AS: It’s very hard to do what I’m doing, psychologically, I went through hell. I love my country, I believe in it, and I hope it will have a future. Please, I have almost tears in my eyes when I say it right now. But I think there’s a third way. The third way is to say we as a people that want to be number one in the world in morals: we want to be righteous people; we need to start maturing as a society and understand our grandparents did great things, but also understand our grandparents’ wrongdoings. This was all part of a complex reality of state building. We must understand the generational trauma that our Arab citizens of Israel are feeling. We’re denying their memories. We have to mature as a society and reach out our hand in peace and say we’re sorry for what we did wrong.

It’s not that we did everything wrong and they did everything right. Reality is complex. But when you kill civilians after a battle ends, it’s never the correct thing to do. In Israel, they’re still arguing if it happened. Once you acknowledge that things like this happened, in Tantura and elsewhere, you need to apologize. It doesn’t mean that we’re bringing back all of the Arabs to live in Tantura and throwing the Jews back to Europe. That’s not what it means. But we have to understand that this reality did happen. 350,000 people were thrown out by force. They didn’t go because they wanted to go. We as Israelis looked the other way, or don’t know. This is how we grow.

POV: What role then does the film play?

AS: The academics will tell you, we’ve known all this since the 1980s. Benny Morris knew this, and the news stories wrote about it, and so on. But how many people read their books? I think this film is part of a bigger process that’s happening in Israel today with writers like Adam Rav writing in Haaretz today about this, and two weeks ago about other massacres. Films like Michal Weits’s Blue Box are talking about the spirit and bringing this to wide audiences who are brave enough to listen and look. Most Israelis still don’t want to look. We don’t do this because we make money with documentaries. We do this because we have a cause. I’m not some lefty naïve person; I’m a realistic guy; I’m 51 years old.

POV: A pragmatist?

AS: Yeah, and I grew up in a certain way, a Zionist way. I’m still a Zionist, a proud Zionist. But we have to acknowledge and grow up as a society and stop what we’re doing. And we have to stop saying it didn’t happen, because it did. It’s stark reality.

POV: Were you worried that different audiences would see different things?

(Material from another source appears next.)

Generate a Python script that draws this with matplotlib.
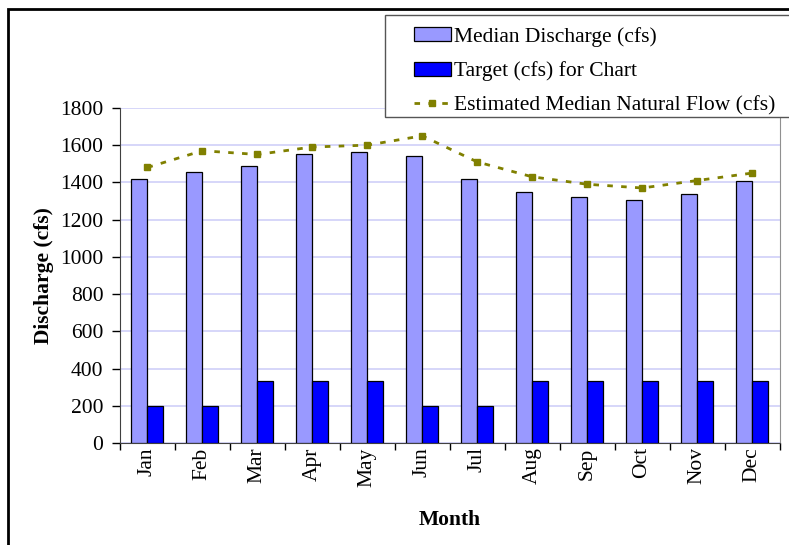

AS: Oh, I was constantly worried about it! It took us two-and-a-half years to edit the film, and we changed it a lot. I don’t even know how many shifts, we stopped counting them. It was so hard because we wanted nuance. The ending of the film changed in the last week. We shifted the end, not having Teddy, but the killer, the guy who admits to killing. He says, “Don’t judge us.” Every frame in the film is thought out. We know we’re going into a minefield, but there’s no easy way to tell this story. I feel good, in a moral way, of giving everybody a voice and letting these soldiers end by say “Don’t judge us.” And I’m not judging them, but I am telling a story to my own people – to the world, yes, but mainly to my own people about our history.

POV: Some people think that art can be an existential threat to the notion of the country, especially from the outside. North American Jews are far more reticent than Israelis to watch films like Tantura.

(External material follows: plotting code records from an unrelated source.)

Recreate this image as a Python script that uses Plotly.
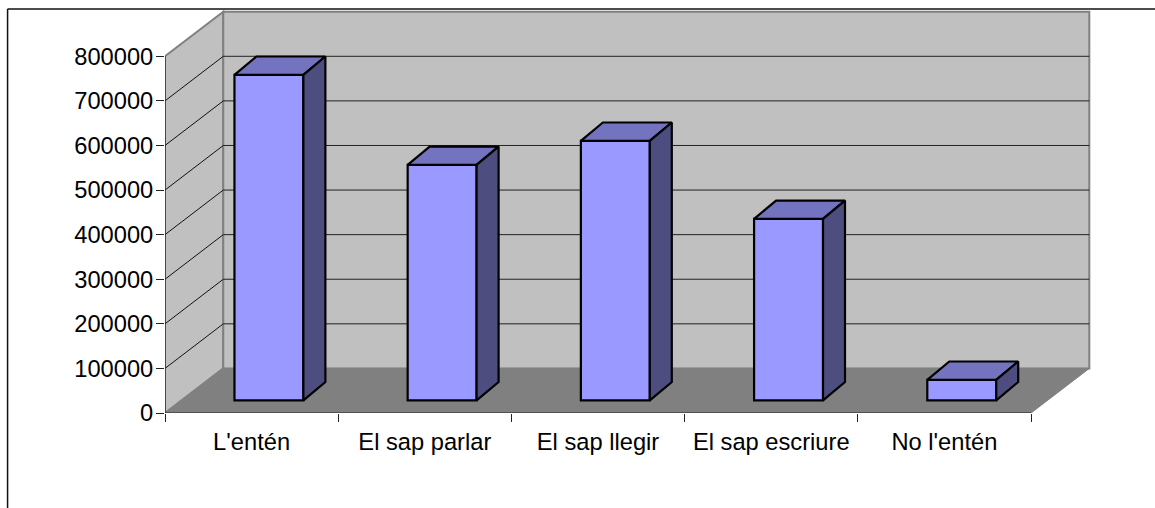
import plotly.graph_objects as go

categories = ["L'entén", "El sap parlar", "El sap llegir", "El sap escriure", "No l'entén"]
values = [730000, 528000, 582000, 407000, 46000]
y_ticks = [0, 100000, 200000, 300000, 400000, 500000, 600000, 700000, 800000]

W, H = 1155, 508
L, B = 164.5, 95        # pixel position of the axes origin
R_PX, T_PX = 1105, 4    # plot-area limits (roomy so wall edges are not clipped)
PX_CAT = 173.3
PX_VAL = 356.7 / 800000
N = len(categories)
WALL_DX, WALL_DY = 58.3 / PX_CAT, 100000
BAR_C, BAR_W = 0.600, 0.398
BAR_DX, BAR_DY = 22 / PX_CAT, 41000
BASE = 28500

FRONT, TOP, SIDE = "#9999FF", "#7373BF", "#4D4D80"
WALL, FLOOR, EDGE = "#C0C0C0", "#808080", "#808080"
FONT = "Liberation Sans, Arial, sans-serif"
FS = 23.7

ymax_val = (H - B - T_PX) / PX_VAL
xmax_val = (R_PX - L) / PX_CAT
pw, ph = R_PX - L, H - B - T_PX
px = lambda v: (v - L) / pw
py = lambda v: (H - B - v) / ph


def poly(pts, fill, line, width=1.0):
    d = "M" + " L".join(f"{x},{y}" for x, y in pts) + " Z"
    return dict(type="path", path=d, xref="x", yref="y", fillcolor=fill,
                line=dict(color=line, width=width), layer="below")


top = y_ticks[-1]
shapes = [
    poly([(0, 0), (WALL_DX, WALL_DY), (WALL_DX, top + WALL_DY), (0, top)], WALL, EDGE, 2),
    poly([(WALL_DX, WALL_DY), (N + WALL_DX, WALL_DY), (N + WALL_DX, top + WALL_DY),
          (WALL_DX, top + WALL_DY)], WALL, EDGE, 2),
    poly([(0, 0), (N, 0), (N + WALL_DX, WALL_DY), (WALL_DX, WALL_DY)], FLOOR, FLOOR, 1),
]

for t in y_ticks[1:-1]:
    shapes.append(dict(type="line", xref="x", yref="y", x0=0, y0=t, x1=WALL_DX, y1=t + WALL_DY,
                       line=dict(color="#111111", width=1), layer="below"))
    shapes.append(dict(type="line", xref="x", yref="y", x0=WALL_DX, y0=t + WALL_DY, x1=N + WALL_DX,
                       y1=t + WALL_DY, line=dict(color="#222222", width=1), layer="below"))

# outer chart border
shapes += [
    dict(type="line", xref="paper", yref="paper", x0=px(7), x1=px(W + 5), y0=py(9), y1=py(9),
         line=dict(color="#111111", width=1.5)),
    dict(type="line", xref="paper", yref="paper", x0=px(7), x1=px(7), y0=py(9), y1=py(H + 5),
         line=dict(color="#111111", width=1.5)),
]

fig = go.Figure()

# front faces
centers = [i + BAR_C for i in range(N)]
fig.add_trace(go.Bar(x=centers, y=values, base=[BASE] * N, width=BAR_W,
                     marker=dict(color=FRONT, line=dict(color="black", width=2.2)),
                     hoverinfo="skip", showlegend=False))

# top and side faces
for c, v in zip(centers, values):
    x0, x1 = c - BAR_W / 2, c + BAR_W / 2
    y0, y1 = BASE, BASE + v
    fig.add_trace(go.Scatter(
        x=[x0, x1, x1 + BAR_DX, x0 + BAR_DX, x0], y=[y1, y1, y1 + BAR_DY, y1 + BAR_DY, y1],
        mode="lines", fill="toself", fillcolor=TOP, line=dict(color="black", width=2.2),
        hoverinfo="skip", showlegend=False))
    fig.add_trace(go.Scatter(
        x=[x1, x1 + BAR_DX, x1 + BAR_DX, x1, x1], y=[y0, y0 + BAR_DY, y1 + BAR_DY, y1, y0],
        mode="lines", fill="toself", fillcolor=SIDE, line=dict(color="black", width=2.2),
        hoverinfo="skip", showlegend=False))

# front axis lines
fig.add_trace(go.Scatter(x=[0, 0], y=[0, top], mode="lines", line=dict(color="#222222", width=1.2),
                         cliponaxis=False, hoverinfo="skip", showlegend=False))
fig.add_trace(go.Scatter(x=[0, N], y=[0, 0], mode="lines", line=dict(color="#222222", width=1.2),
                         cliponaxis=False, hoverinfo="skip", showlegend=False))

fig.update_layout(
    width=W, height=H, autosize=False,
    margin=dict(l=L, r=W - R_PX, t=T_PX, b=B, pad=0),
    paper_bgcolor="white", plot_bgcolor="white",
    font=dict(family=FONT, size=FS, color="black"),
    shapes=shapes, showlegend=False,
    xaxis=dict(range=[0, xmax_val], showgrid=False, zeroline=False, showline=False,
               tickmode="array", tickvals=[i + 0.5 for i in range(N)], ticktext=categories,
               ticks="outside", ticklen=8, tickcolor="rgba(0,0,0,0)", tickfont=dict(size=FS),
               minor=dict(tickmode="array", tickvals=list(range(N + 1)), ticks="outside",
                          ticklen=8, tickwidth=1, tickcolor="#222222", showgrid=False)),
    yaxis=dict(range=[0, ymax_val], showgrid=False, zeroline=False, showline=False,
               tickmode="array", tickvals=y_ticks, ticktext=[str(t) for t in y_ticks],
               ticks="outside", ticklen=8, tickwidth=1, tickcolor="#222222", tickfont=dict(size=FS),
               ticklabelstandoff=-2),
)

fig.write_html("out.html", config=dict(displayModeBar=False),
               post_script="document.body.style.margin='0';document.body.style.overflow='hidden';")
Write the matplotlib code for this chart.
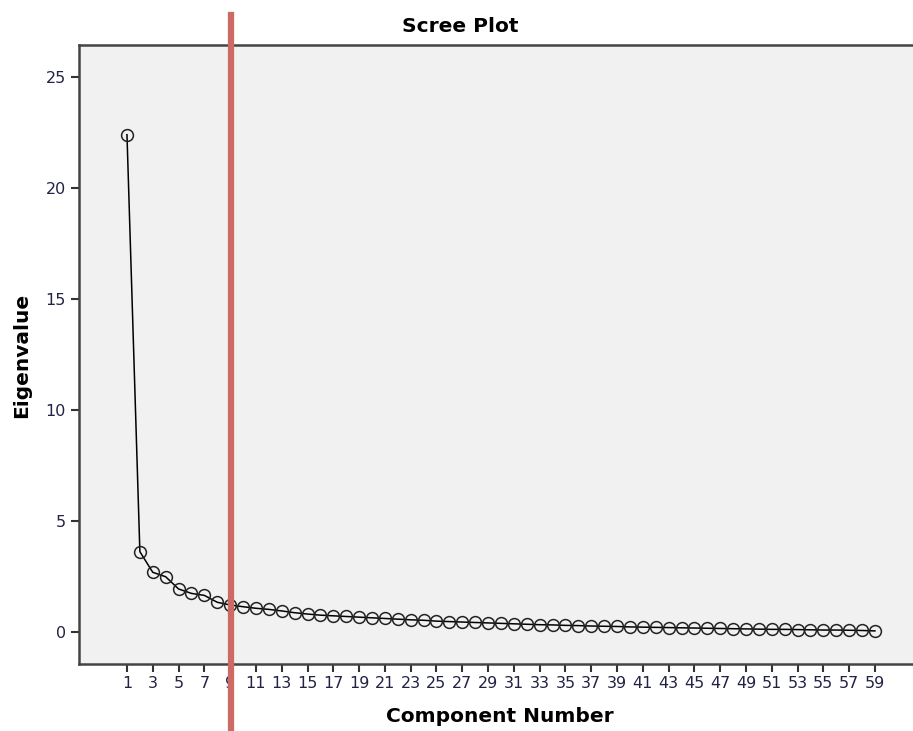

AS: American Jews feel that they need to support Israel no matter what happens, and it can’t be criticized. They have to be critical of Israel sometimes! Being a good Zionist and a good Jew doesn’t mean we say Amen to everything that Israel does, in my opinion.

POV: There is a difference between the politics of Israel and the dream of Israel.

AS: Absolutely. People have different dreams of Israel, that’s OK. I come from a very Zionist family. My great grandparents founded the first Moshav. He was the founder of that idea. I also was there when Rabin was killed. I was there when we believed in peace and we thought we were just about to have it. And I still think we can have peace! But I know today after making this film, understanding the other side, I understand what they want from us. And they want first and foremost recognition. This is not only in Israel, it’s true, I think other societies are going through this as well. We have a complex reality. We had a country that was threatened only four years after the Holocaust. It was a reality, and I understand the context and I give it in the film. But I also understand that we can’t go on pretending like it never happened or, even worse, knowing that it happened, but not telling the truth because it’s an existential threat to tell the truth. It’s not. We’re a country that has a massive army; they say we have nuclear weapons. We’re strong; we go to the army, every one of us. And we have to tell the truth.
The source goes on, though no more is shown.